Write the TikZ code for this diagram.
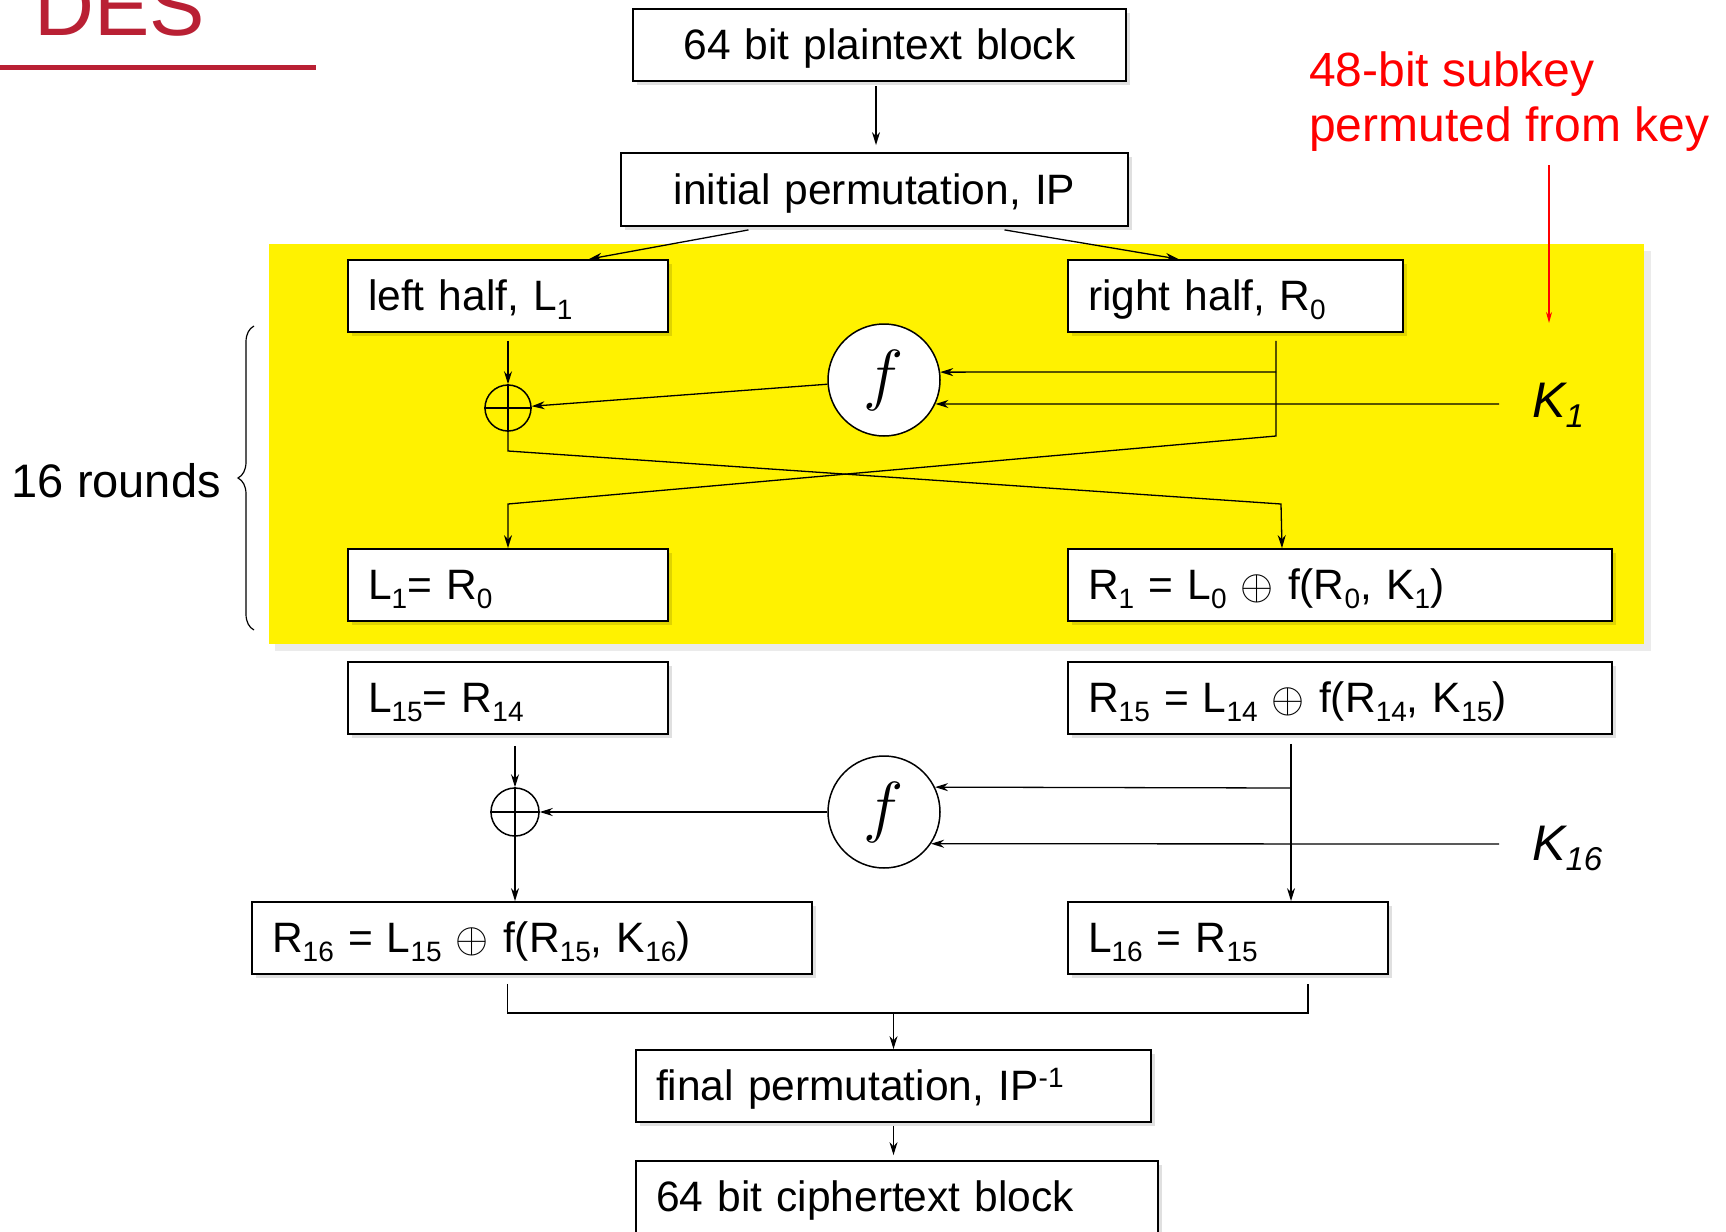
\RequirePackage{fix-cm}
\documentclass[tikz,border=0pt]{standalone}
\usepackage{fontspec}
\setmainfont{Liberation Sans}
\usetikzlibrary{arrows.meta,decorations.pathreplacing,shadows}
\definecolor{desred}{RGB}{185,32,52}
\newcommand\lo[2][28]{\raisebox{-0.2em}{\fontsize{#1}{#1}\selectfont #2}}
\newcommand\hi[2][28]{\raisebox{0.32em}{\fontsize{#1}{#1}\selectfont #2}}
\newcommand\bx{\fontsize{42.5}{50}\selectfont}
\newcommand\xo{$\oplus$}
\begin{document}
\begin{tikzpicture}[x=1pt,y=-1pt,
  box/.style={draw, line width=1.8pt, fill=white, minimum height=72pt,
    inner xsep=20pt, inner ysep=0pt, font=\bx, align=left,
    text height=36pt, text depth=6.6pt,
    drop shadow={shadow xshift=4pt, shadow yshift=-4pt, opacity=0.12, fill=black}},
  fcirc/.style={circle, draw, line width=1.5pt, fill=white, minimum size=112pt,
    inner sep=0pt, font=\fontsize{68}{68}\selectfont},
  xorc/.style={circle, draw, line width=1.5pt, inner sep=0pt},
  arr/.style={-{Stealth[length=13pt,width=8pt]}, line width=1.3pt},
  ln/.style={line width=1.3pt},
  klab/.style={font=\itshape\fontsize{50}{50}\selectfont, inner sep=0pt},
  redarr/.style={red, line width=1.2pt, -{Stealth[length=11pt,width=6pt]}}]
\useasboundingbox (0,0) rectangle (1726,1231);

% title
\node[anchor=base west, inner sep=0pt, text=desred, font=\fontsize{83}{83}\selectfont] (des) at (34,36) {DES};
\draw[desred, line width=5pt] (0,68) coordinate (tl1) -- (316,68) coordinate (tl2);

% yellow round area
\fill[black!8] (275,251) rectangle (1651,651);
\fill[yellow] (269,244) rectangle (1644,644);

% boxes
\node[box, text width=453pt, align=center] (plain) at (879.5,45) {64 bit plaintext block};
\node[box, text width=467pt, align=center, minimum height=73pt] (ip) at (874.5,189.5) {initial permutation, IP};
\node[box, text width=280pt] (lh) at (508,296) {left half, L\lo{1}};
\node[box, text width=295pt] (rh) at (1235.5,296) {right half, R\lo{0}};
\node[box, text width=280pt] (l1) at (508,585) {L\lo{1}= R\lo{0}};
\node[box, text width=504pt] (r1) at (1340,585) {R\lo{1} = L\lo{0} \xo\ f(R\lo{0}, K\lo{1})};
\node[box, text width=280pt] (l15) at (508,698) {L\lo{15}= R\lo{14}};
\node[box, text width=504pt] (r15) at (1340,698) {R\lo{15} = L\lo{14} \xo\ f(R\lo{14}, K\lo{15})};
\node[box, text width=520pt] (r16) at (532,938) {R\lo{16} = L\lo{15} \xo\ f(R\lo{15}, K\lo{16})};
\node[box, text width=280pt] (l16) at (1228,938) {L\lo{16} = R\lo{15}};
\node[box, text width=475pt] (fin) at (893.5,1086) {final permutation, IP\hi{-1}};
\node[box, text width=482pt] (ciph) at (897,1197) {64 bit ciphertext block};

% f circles and xors
\node[fcirc] (f1) at (884,380) {$f$};
\node[fcirc] (f2) at (884,812) {$f$};
\node[xorc, minimum size=46pt] (x1) at (508,408) {};
\draw[line width=1.3pt] (x1.north) -- (x1.south) (x1.west) -- (x1.east);
\node[xorc, minimum size=48pt] (x2) at (515,812) {};
\draw[line width=1.3pt] (x2.north) -- (x2.south) (x2.west) -- (x2.east);

% key labels
\node[klab, anchor=west] (k1) at (1532,405) {K\lo[33]{1}};
\node[klab, anchor=west] (k16) at (1532,848) {K\lo[33]{16}};
\node[anchor=west, align=left, inner sep=0pt, text=red, font=\fontsize{48}{55}\selectfont] (sk) at (1309,101.5) {48-bit subkey\\permuted from key};
\coordinate (ra1) at (1549,165);
\coordinate (ra2) at (1549,323);
\draw[redarr] (ra1) -- (ra2);

% brace
\coordinate (br1) at (254,630);
\coordinate (br2) at (254,326);
\draw[line width=1.2pt, decorate, decoration={brace, amplitude=16pt}] (br1) -- (br2);
\node[anchor=east, inner sep=0pt, font=\fontsize{47}{47}\selectfont] (rounds) at (221,481) {16 rounds};

% top connectors
\draw[arr] ([xshift=-3.5pt,yshift=-4pt]plain.south) -- ([xshift=1.5pt,yshift=7pt]ip.north);
\draw[arr] ([xshift=-126pt,yshift=-3pt]ip.south) -- ([xshift=81pt]lh.north);
\draw[arr] ([xshift=130pt,yshift=-3pt]ip.south) -- ([xshift=-57pt]rh.north);

% round 1
\coordinate (rv1) at ([xshift=40.5pt,yshift=-8pt]rh.south);
\coordinate (tap1) at (1276,372);
\coordinate (rb1) at (1276,436);
\coordinate (lb1) at (508,504);
\coordinate (xb1) at (508,451);
\coordinate (xr1) at (1281,504);
\coordinate (k1s) at (1499,404);
\draw[arr] ([yshift=-8pt]lh.south) -- (x1.north);
\draw[arr] (f1) -- (x1);
\draw[arr] (tap1) -- (f1.8);
\draw[arr] (k1s) -- (f1.-25);
\draw[arr] (rv1) -- (rb1) -- (lb1) -- (l1.north);
\draw[arr] (x1.south) -- (xb1) -- (xr1) -- ([xshift=-58pt]r1.north);

% round 16
\coordinate (rv2) at ([xshift=-49pt,yshift=-9pt]r15.south);
\coordinate (tap2) at (1291,788);
\coordinate (k16s) at (1499,844);
\draw[arr] ([xshift=7pt,yshift=-11pt]l15.south) -- (x2.north);
\draw[arr] (f2) -- (x2);
\draw[arr] (tap2) -- (f2.26.5);
\draw[arr] (k16s) -- (f2.-34.8);
\draw[arr] (rv2) -- (rv2 |- l16.north);
\draw[arr] (x2.south) -- (x2.south |- r16.north);

% merge
\coordinate (m1) at ([xshift=-24.5pt,yshift=-9pt]r16.south);
\coordinate (m2) at ([xshift=80pt,yshift=-9pt]l16.south);
\coordinate (mb) at (893.5,1013);
\draw[ln] (m1) |- (mb) -| (m2);
\draw[arr] (mb) -- (fin.north);
\draw[arr] ([yshift=-3pt]fin.south) -- ([yshift=5pt]fin.south |- ciph.north);
\end{tikzpicture}
\end{document}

----------

§ **WHAT TO WORK ON**
Return each line from the material above exactly, but not the pictures.

§ **TASK RESULT**
Write the TikZ code for this diagram.
\RequirePackage{fix-cm}
\documentclass[tikz,border=0pt]{standalone}
\usepackage{fontspec}
\setmainfont{Liberation Sans}
\usetikzlibrary{arrows.meta,decorations.pathreplacing,shadows}
\definecolor{desred}{RGB}{185,32,52}
\newcommand\lo[2][28]{\raisebox{-0.2em}{\fontsize{#1}{#1}\selectfont #2}}
\newcommand\hi[2][28]{\raisebox{0.32em}{\fontsize{#1}{#1}\selectfont #2}}
\newcommand\bx{\fontsize{42.5}{50}\selectfont}
\newcommand\xo{$\oplus$}
\begin{document}
\begin{tikzpicture}[x=1pt,y=-1pt,
  box/.style={draw, line width=1.8pt, fill=white, minimum height=72pt,
    inner xsep=20pt, inner ysep=0pt, font=\bx, align=left,
    text height=36pt, text depth=6.6pt,
    drop shadow={shadow xshift=4pt, shadow yshift=-4pt, opacity=0.12, fill=black}},
  fcirc/.style={circle, draw, line width=1.5pt, fill=white, minimum size=112pt,
    inner sep=0pt, font=\fontsize{68}{68}\selectfont},
  xorc/.style={circle, draw, line width=1.5pt, inner sep=0pt},
  arr/.style={-{Stealth[length=13pt,width=8pt]}, line width=1.3pt},
  ln/.style={line width=1.3pt},
  klab/.style={font=\itshape\fontsize{50}{50}\selectfont, inner sep=0pt},
  redarr/.style={red, line width=1.2pt, -{Stealth[length=11pt,width=6pt]}}]
\useasboundingbox (0,0) rectangle (1726,1231);

% title
\node[anchor=base west, inner sep=0pt, text=desred, font=\fontsize{83}{83}\selectfont] (des) at (34,36) {DES};
\draw[desred, line width=5pt] (0,68) coordinate (tl1) -- (316,68) coordinate (tl2);

% yellow round area
\fill[black!8] (275,251) rectangle (1651,651);
\fill[yellow] (269,244) rectangle (1644,644);

% boxes
\node[box, text width=453pt, align=center] (plain) at (879.5,45) {64 bit plaintext block};
\node[box, text width=467pt, align=center, minimum height=73pt] (ip) at (874.5,189.5) {initial permutation, IP};
\node[box, text width=280pt] (lh) at (508,296) {left half, L\lo{1}};
\node[box, text width=295pt] (rh) at (1235.5,296) {right half, R\lo{0}};
\node[box, text width=280pt] (l1) at (508,585) {L\lo{1}= R\lo{0}};
\node[box, text width=504pt] (r1) at (1340,585) {R\lo{1} = L\lo{0} \xo\ f(R\lo{0}, K\lo{1})};
\node[box, text width=280pt] (l15) at (508,698) {L\lo{15}= R\lo{14}};
\node[box, text width=504pt] (r15) at (1340,698) {R\lo{15} = L\lo{14} \xo\ f(R\lo{14}, K\lo{15})};
\node[box, text width=520pt] (r16) at (532,938) {R\lo{16} = L\lo{15} \xo\ f(R\lo{15}, K\lo{16})};
\node[box, text width=280pt] (l16) at (1228,938) {L\lo{16} = R\lo{15}};
\node[box, text width=475pt] (fin) at (893.5,1086) {final permutation, IP\hi{-1}};
\node[box, text width=482pt] (ciph) at (897,1197) {64 bit ciphertext block};

% f circles and xors
\node[fcirc] (f1) at (884,380) {$f$};
\node[fcirc] (f2) at (884,812) {$f$};
\node[xorc, minimum size=46pt] (x1) at (508,408) {};
\draw[line width=1.3pt] (x1.north) -- (x1.south) (x1.west) -- (x1.east);
\node[xorc, minimum size=48pt] (x2) at (515,812) {};
\draw[line width=1.3pt] (x2.north) -- (x2.south) (x2.west) -- (x2.east);

% key labels
\node[klab, anchor=west] (k1) at (1532,405) {K\lo[33]{1}};
\node[klab, anchor=west] (k16) at (1532,848) {K\lo[33]{16}};
\node[anchor=west, align=left, inner sep=0pt, text=red, font=\fontsize{48}{55}\selectfont] (sk) at (1309,101.5) {48-bit subkey\\permuted from key};
\coordinate (ra1) at (1549,165);
\coordinate (ra2) at (1549,323);
\draw[redarr] (ra1) -- (ra2);

% brace
\coordinate (br1) at (254,630);
\coordinate (br2) at (254,326);
\draw[line width=1.2pt, decorate, decoration={brace, amplitude=16pt}] (br1) -- (br2);
\node[anchor=east, inner sep=0pt, font=\fontsize{47}{47}\selectfont] (rounds) at (221,481) {16 rounds};

% top connectors
\draw[arr] ([xshift=-3.5pt,yshift=-4pt]plain.south) -- ([xshift=1.5pt,yshift=7pt]ip.north);
\draw[arr] ([xshift=-126pt,yshift=-3pt]ip.south) -- ([xshift=81pt]lh.north);
\draw[arr] ([xshift=130pt,yshift=-3pt]ip.south) -- ([xshift=-57pt]rh.north);

% round 1
\coordinate (rv1) at ([xshift=40.5pt,yshift=-8pt]rh.south);
\coordinate (tap1) at (1276,372);
\coordinate (rb1) at (1276,436);
\coordinate (lb1) at (508,504);
\coordinate (xb1) at (508,451);
\coordinate (xr1) at (1281,504);
\coordinate (k1s) at (1499,404);
\draw[arr] ([yshift=-8pt]lh.south) -- (x1.north);
\draw[arr] (f1) -- (x1);
\draw[arr] (tap1) -- (f1.8);
\draw[arr] (k1s) -- (f1.-25);
\draw[arr] (rv1) -- (rb1) -- (lb1) -- (l1.north);
\draw[arr] (x1.south) -- (xb1) -- (xr1) -- ([xshift=-58pt]r1.north);

% round 16
\coordinate (rv2) at ([xshift=-49pt,yshift=-9pt]r15.south);
\coordinate (tap2) at (1291,788);
\coordinate (k16s) at (1499,844);
\draw[arr] ([xshift=7pt,yshift=-11pt]l15.south) -- (x2.north);
\draw[arr] (f2) -- (x2);
\draw[arr] (tap2) -- (f2.26.5);
\draw[arr] (k16s) -- (f2.-34.8);
\draw[arr] (rv2) -- (rv2 |- l16.north);
\draw[arr] (x2.south) -- (x2.south |- r16.north);

% merge
\coordinate (m1) at ([xshift=-24.5pt,yshift=-9pt]r16.south);
\coordinate (m2) at ([xshift=80pt,yshift=-9pt]l16.south);
\coordinate (mb) at (893.5,1013);
\draw[ln] (m1) |- (mb) -| (m2);
\draw[arr] (mb) -- (fin.north);
\draw[arr] ([yshift=-3pt]fin.south) -- ([yshift=5pt]fin.south |- ciph.north);
\end{tikzpicture}
\end{document}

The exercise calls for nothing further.